Merchants will increase appetite to explore tools that open up new acquisition channels
Since April 2021, brands have been weathering the storm associated with Apple’s iOS 14.5 IDFA change. Customer acquisition costs have risen and ROAS for historically reliable acquisition channels like Facebook have declined. And now if a recession sets in, brands’ hunger to find new, efficient customer acquisition channels will only increase. Brands will likely clamor for anything that opens up new routes to find new customers.
For instance, we have been intrigued with products that allow brands to take advantage of the consumer shift toward short-form, video-based content on platforms like TikTok, Instagram Reels, and YouTube Shorts. “Shoppable video platforms” like Videowise, Go Gander and Kahani enable brands to leverage UGC to offer shoppable experiences in short-form videos.
Long-term opportunity ahead in e-commerce enablement
There seem to be signs that inflation is slowing and the Fed is signaling that they may slow rate hikes. Perhaps we’ll avoid a recession, the US consumer will remain strong and e-commerce will remain a bright spot as valuations for the broader software market are reset.
If nothing else, we recommend e-commerce enablement founders conduct scenario planning if we are indeed headed for choppy economic waters and take a close look at burn, runway and budgets to create a buffer for a potentially tough 2023 ahead.

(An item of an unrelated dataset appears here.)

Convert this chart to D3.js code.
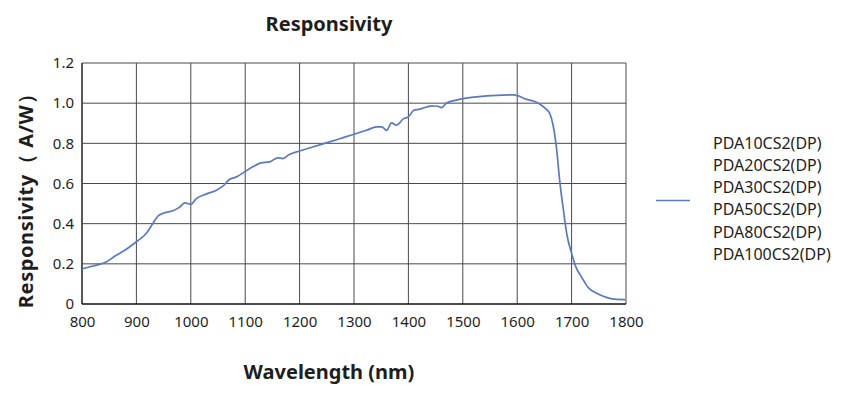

Regardless, we continue to be bullish about the broader e-commerce enablement market and the opportunity for technology to power the future of commerce over the long-term. Just as Amazon accelerated out of the GFC, we predict category leaders will extend their leads coming out of an economic downturn, and we continue to pursue the opportunity to back e-commerce enablement founders building the category leading products of the future.